Meta’s trying to teach robots manual skills


Facebook’s parent company, Meta, has released HOT3D, a novel dataset and benchmark for teaching artificial intelligence how humans use their hands to manipulate tools.

Arguably, handling various tools is among the key features that distinguish humans from other species on this planet. With HOT3D, Mark Zuckerberg’s Meta wants robots to have the same hand dexterity as we do.

The new dataset and benchmark are supposed to “unlock new opportunities” in areas such as “transferring manual skills from experts to less experienced users or robots,” Meta says.

While teaching robots to make an omelet sounds enticing, HOT3D is expected to allow more down-to-earth discoveries, like “helping an AI assistant to understand user's actions, or enabling new input capabilities for AR/VR users.”

The dataset offers researchers one million multi-view frames of hand-object interactions, with over 800 minutes of first-person (egocentric) recordings of humans interacting with 33 hand-held objects.

However, the key element of the dataset is a set of small optical markers attached to the user's hands and the objects they handled, which were captured with a motion-capture system.

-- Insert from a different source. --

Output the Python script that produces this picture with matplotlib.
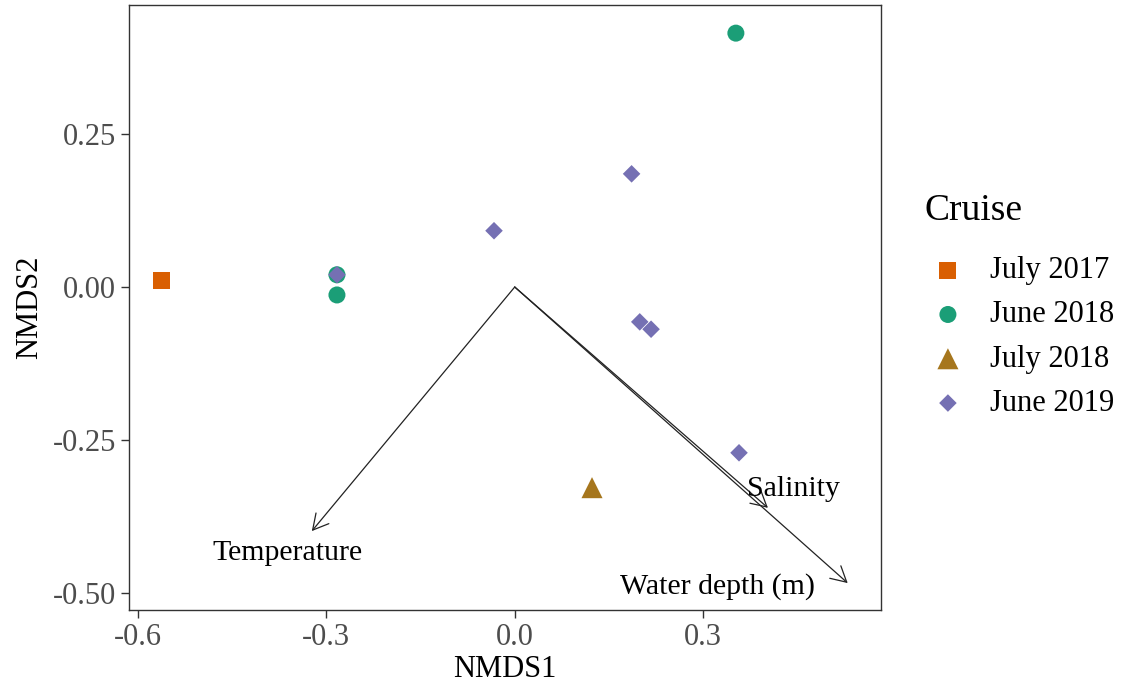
import numpy as np
import matplotlib
matplotlib.use('Agg')
import matplotlib.pyplot as plt

plt.rcParams['font.family'] = ['Liberation Serif', 'DejaVu Serif']

# site scores per cruise
cruises = ['July 2017', 'June 2018', 'July 2018', 'June 2019']
colors = ['#D95F02', '#1B9E77', '#A6761D', '#7570B3']
markers = ['s', 'o', '^', 'D']
sizes = [150, 150, 230, 80]

nmds1 = {
    'July 2017': [-0.562],
    'June 2018': [0.352, -0.283, -0.283],
    'July 2018': [0.123],
    'June 2019': [0.186, -0.033, -0.283, 0.199, 0.217, 0.357],
}
nmds2 = {
    'July 2017': [0.010],
    'June 2018': [0.415, 0.020, -0.013],
    'July 2018': [-0.328],
    'June 2019': [0.185, 0.092, 0.020, -0.057, -0.069, -0.271],
}

# environmental fit vectors
env_names = ['Temperature', 'Salinity', 'Water depth (m)']
env_x = [-0.323, 0.403, 0.530]
env_y = [-0.399, -0.361, -0.484]
lab_x = [-0.361, 0.443, 0.323]
lab_y = [-0.435, -0.330, -0.490]

fig = plt.figure(figsize=(11.29, 6.90), dpi=100)
ax = fig.add_axes([129 / 1129, 80 / 690, 752 / 1129, 605 / 690])

for name, c, m, s in zip(cruises, colors, markers, sizes):
    ax.scatter(nmds1[name], nmds2[name], c=c, marker=m, s=s,
               edgecolors='none', label=name, zorder=3)

for i in range(len(env_names)):
    ax.annotate('', xy=(env_x[i], env_y[i]), xytext=(0, 0),
                arrowprops=dict(arrowstyle='->,head_length=1.1,head_width=0.6',
                                mutation_scale=10, color='#222222', lw=0.9,
                                shrinkA=0, shrinkB=0),
                zorder=2)
    ax.text(lab_x[i], lab_y[i], env_names[i], fontsize=21.5,
            ha='center', va='center', color='black', zorder=4)

ax.set_xlim(-0.614, 0.583)
ax.set_ylim(-0.528, 0.461)
ax.set_xticks([-0.6, -0.3, 0.0, 0.3])
ax.set_xticklabels(['-0.6', '-0.3', '0.0', '0.3'])
ax.set_yticks([-0.50, -0.25, 0.00, 0.25])
ax.set_yticklabels(['-0.50', '-0.25', '0.00', '0.25'])
ax.tick_params(labelsize=22, colors='#333333', labelcolor='#4D4D4D',
               length=6, width=1)
for sp in ax.spines.values():
    sp.set_color('#333333')
    sp.set_linewidth(1)

ax.set_xlabel('NMDS1', fontsize=22, labelpad=2)
ax.set_ylabel('NMDS2', fontsize=22, labelpad=6)

leg = fig.legend(title='Cruise', loc='center left',
                 bbox_to_anchor=(925 / 1129, 1 - 306 / 690),
                 frameon=False, fontsize=22, title_fontsize=27,
                 labelspacing=0.5, handletextpad=0.64, handlelength=1.5,
                 borderaxespad=0, borderpad=0)
leg._legend_box.align = 'left'
leg._legend_box.sep = 20

fig.savefig('out.png', dpi=100)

The data was captured using Meta’s Project Aria glasses and Quest 3 VR headsets. According to the company, HOT3D also includes 3D object models with PBR (Physically Based Rendering) materials, 2D bounding boxes, gaze signals, and 3D scene point clouds from SLAM.

“We use our hands to communicate with others, interact with objects, and handle tools. Yet reliable understanding of how people use their hands to manipulate objects remains a key challenge for computer vision research,” Meta said.